An example of a judicial restriction on broad force majeure language involves the idea of foreseeability. A growing number of courts have denied force majeure relief if the triggering event was reasonably foreseeable, within the party’s control, or could have been prevented. For instance, the majority of courts agree that force majeure does not apply in instances of general economic fluctuations due to the fact that these are foreseeable risk factors in conducting business. Additionally, courts have also developed the concept of “ejusdem generis” (“of the same kind”) to reason that any triggering event not specifically enumerated in the contractual language must be similar to the events that are explicitly listed. If the triggering event is not comparable, the court will refuse to apply force majeure provisions.
The main takeaway is that if parties opt to incorporate a force majeure clause in their agreement, they must pay particular attention to the language they utilize. While they typically do not have to identify every single possible triggering event in detail, they should at the very least attempt to be as specific as possible.

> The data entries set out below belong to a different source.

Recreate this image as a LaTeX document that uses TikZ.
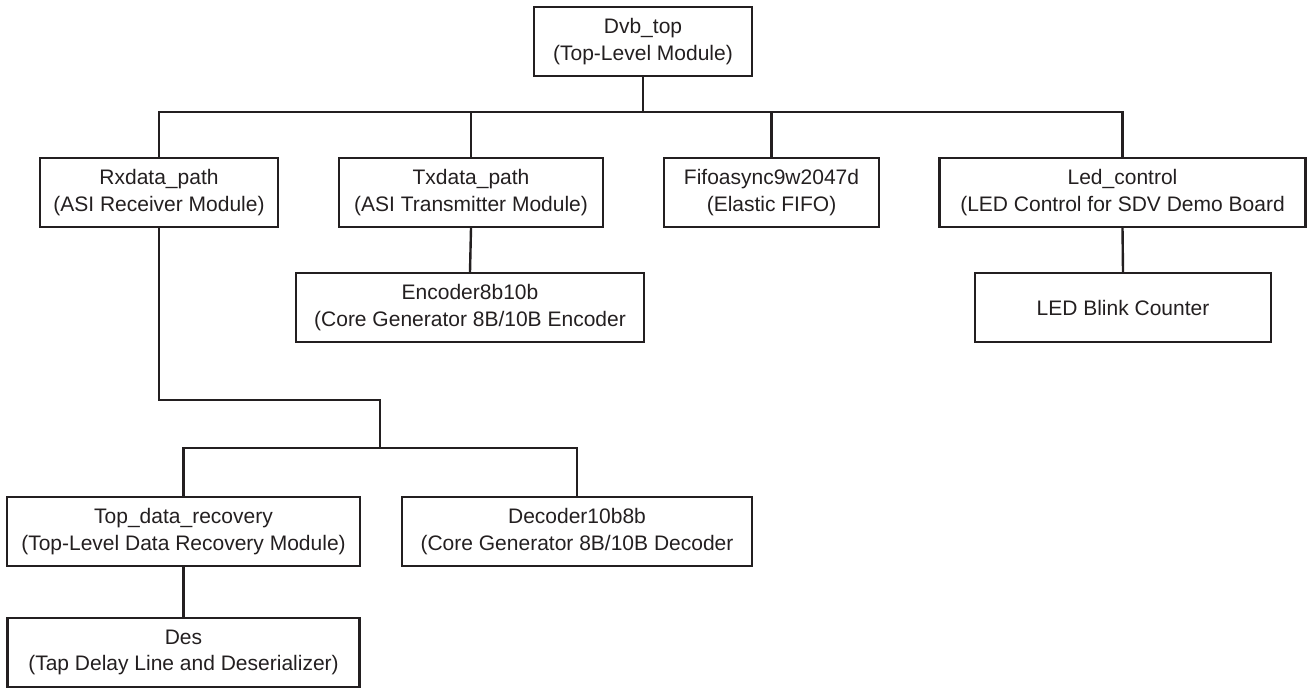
\documentclass[tikz,border=0pt]{standalone}
\usepackage{fontspec}
\setmainfont{Liberation Sans}
\definecolor{ink}{HTML}{231F20}
\newcommand{\topstrut}{\rule{0pt}{21pt}}
\begin{document}
\begin{tikzpicture}[x=1pt,y=-1pt,
  modbox/.style={draw=ink, text=ink, line width=2.4pt, inner sep=0pt,
    minimum height=69pt, align=center,
    font=\fontsize{21}{26.7}\selectfont},
  twoline/.style={modbox, execute at begin node=\topstrut},
  wire/.style={draw=ink, line width=2.4pt}]
\useasboundingbox (0,0) rectangle (1308,688);

% top level
\node[twoline, minimum width=218pt] (dvb) at (643,41.5) {Dvb\_top\\(Top-Level Module)};

% second level
\node[twoline, minimum width=238pt] (rx)   at (159,192.5)   {Rxdata\_path\\(ASI Receiver Module)};
\node[twoline, minimum width=264pt] (tx)   at (471,192.5)   {Txdata\_path\\(ASI Transmitter Module)};
\node[twoline, minimum width=215pt] (fifo) at (771.5,192.5) {Fifoasync9w2047d\\(Elastic FIFO)};
\node[twoline, minimum width=366pt] (led)  at (1122.5,192.5) {Led\_control\\(LED Control for SDV Demo Board};

% third level
\node[twoline, minimum width=348pt] (enc)   at (470,307.5)  {Encoder8b10b\\(Core Generator 8B/10B Encoder};
\node[modbox,  minimum width=296pt] (blink) at (1123,307.5) {LED Blink Counter};

% receiver sub-modules
\node[twoline, minimum width=353pt] (tdr) at (183.5,531.5) {Top\_data\_recovery\\(Top-Level Data Recovery Module)};
\node[twoline, minimum width=350pt] (dec) at (577,531.5)   {Decoder10b8b\\(Core Generator 8B/10B Decoder};
\node[twoline, minimum width=352pt] (des) at (183.5,652.5) {Des\\(Tap Delay Line and Deserializer)};

% bus junctions
\coordinate (bus1) at (643,112);
\coordinate (jog)  at (380,400);
\coordinate (bus2) at (380,448);

% connectors
\draw[wire] (dvb.south) -- (bus1);
\draw[wire] (rx.north) |- (bus1) -| (led.north);
\draw[wire] (tx.north) -- (tx.north |- bus1);
\draw[wire] (fifo.north) -- (fifo.north |- bus1);
\draw[wire] (tx.south) -- (enc.north);
\draw[wire] (led.south) -- (blink.north);
\draw[wire] (rx.south) |- (jog) -- (bus2);
\draw[wire] (tdr.north) |- (bus2) -| (dec.north);
\draw[wire] (tdr.south) -- (des.north);
\end{tikzpicture}
\end{document}
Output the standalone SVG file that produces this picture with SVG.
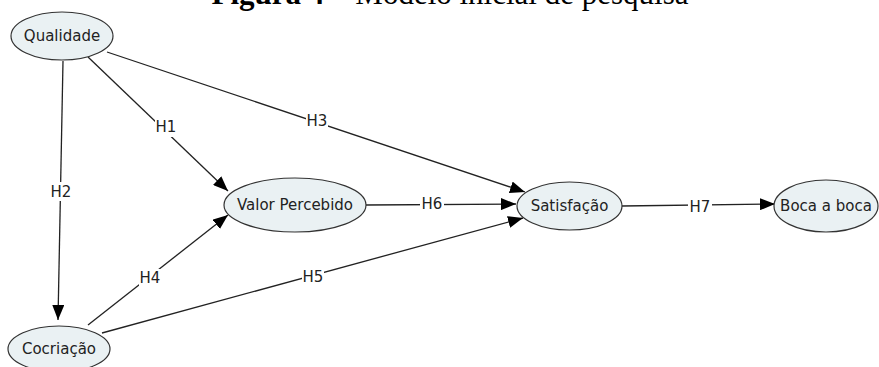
<svg xmlns="http://www.w3.org/2000/svg" width="879" height="367" viewBox="0 0 879 367">
<style>
.node ellipse{fill:#eaf1f3;stroke:#333;stroke-width:1.2}
.node text{font-family:"DejaVu Sans",Verdana,sans-serif;font-size:15px;fill:#222;text-anchor:middle;dominant-baseline:central}
.conn line{stroke:#222;stroke-width:1.3}
.lbl{font-family:"DejaVu Sans",Verdana,sans-serif;font-size:15px;fill:#222;text-anchor:middle;dominant-baseline:central}
.bg{fill:#fff}
.title{font-family:"Liberation Serif","Times New Roman",serif;font-size:31px;fill:#000;text-anchor:middle}
</style>
<defs>
<marker id="arr" markerUnits="userSpaceOnUse" markerWidth="16" markerHeight="12" refX="15" refY="6" orient="auto">
<path d="M0,0 L15,6 L0,12 Z" fill="#000"/>
</marker>
</defs>
<text class="title" x="450" y="4"><tspan font-weight="bold">Figura 4 –</tspan> Modelo inicial de pesquisa</text>
<g class="conn">
<line x1="63" y1="61" x2="58" y2="320" marker-end="url(#arr)"/>
<line x1="88" y1="57" x2="228" y2="191" marker-end="url(#arr)"/>
<line x1="107" y1="52" x2="525" y2="192" marker-end="url(#arr)"/>
<line x1="366" y1="205" x2="516" y2="204" marker-end="url(#arr)"/>
<line x1="88" y1="325" x2="228" y2="215" marker-end="url(#arr)"/>
<line x1="102" y1="333" x2="523" y2="218" marker-end="url(#arr)"/>
<line x1="622" y1="206" x2="775" y2="204" marker-end="url(#arr)"/>
<rect class="bg" x="50" y="182" width="22" height="19"/><text class="lbl" x="61" y="192">H2</text>
<rect class="bg" x="155" y="118" width="22" height="19"/><text class="lbl" x="166" y="127">H1</text>
<rect class="bg" x="306" y="112" width="22" height="19"/><text class="lbl" x="317" y="121">H3</text>
<rect class="bg" x="420" y="195" width="24" height="19"/><text class="lbl" x="432" y="204">H6</text>
<rect class="bg" x="139" y="269" width="22" height="19"/><text class="lbl" x="150" y="278">H4</text>
<rect class="bg" x="302" y="268" width="22" height="19"/><text class="lbl" x="313" y="277">H5</text>
<rect class="bg" x="688" y="198" width="24" height="19"/><text class="lbl" x="700" y="207">H7</text>
</g>
<g id="qualidade" class="node"><ellipse cx="62" cy="36" rx="51" ry="24"/><text x="62" y="36">Qualidade</text></g>
<g id="valor" class="node"><ellipse cx="295" cy="205" rx="71" ry="27"/><text x="295" y="205">Valor Percebido</text></g>
<g id="satisfacao" class="node"><ellipse cx="569.5" cy="206" rx="52.5" ry="24"/><text x="569.5" y="206">Satisfação</text></g>
<g id="boca" class="node"><ellipse cx="826" cy="206" rx="52" ry="26"/><text x="826" y="206">Boca a boca</text></g>
<g id="cocriacao" class="node"><ellipse cx="59" cy="349" rx="51" ry="23"/><text x="59" y="349">Cocriação</text></g>
</svg>
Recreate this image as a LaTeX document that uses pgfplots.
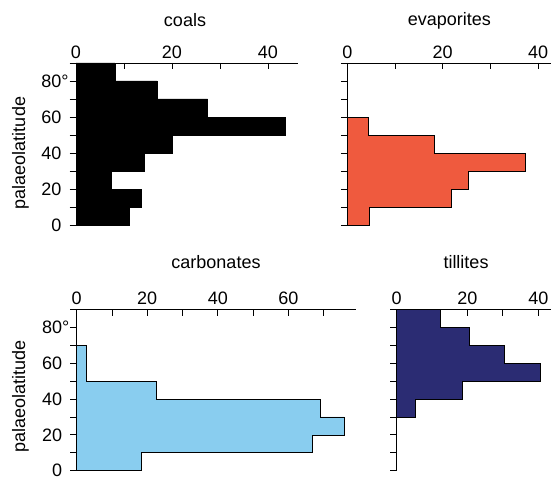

As mentioned above, courts are not uniform in their interpretation of force majeure provisions—with some requiring that triggering events be unforeseeable and beyond the control of the parties, while other jurisdictions require causation. Contracting parties should be cognizant of what the controlling judicial precedent is in their jurisdictions and keep this in mind when drafting their force majeure clauses.
To illustrate, if you are forming a contract in California, you should be recognize that the courts have typically found that triggering events must be beyond a party’s control in order for them to invoke force majeure protections. On the other hand, if you are writing a contract in Florida, it would be important to note that the judiciary has required express mention of all triggering events in the force majeure clause in order for it to be enforceable.
Applicability of Force Majeure
COVID-19 has shuttled the force majeure doctrine into the center of attention in the business and legal industries and has sparked a certain degree of debate as to its applicability in certain contexts. For instance, the Southern District of New York issued a recent ruling upholding the enforcement of a force majeure clause that did not expressly list pandemics in the contested force majeure clause. The court applied the ejusdem generis principle, stating that the pandemic is a circumstance beyond contracting parties’ control and is sufficiently similar to a “natural disaster”—which was included in the original agreement. And while a number of jurisdictions, including California, have addressed force majeure in either the COVID-19 context or similar health crises, they all have one common underlying theme: all of the jurisdictions required a direct connection between the crisis in question and the nonperformance. Thus, a party must have been rendered unable to perform as a direct result of factors arising from the health crisis in order to have their non-performance deemed excusable per force majeure enforcement.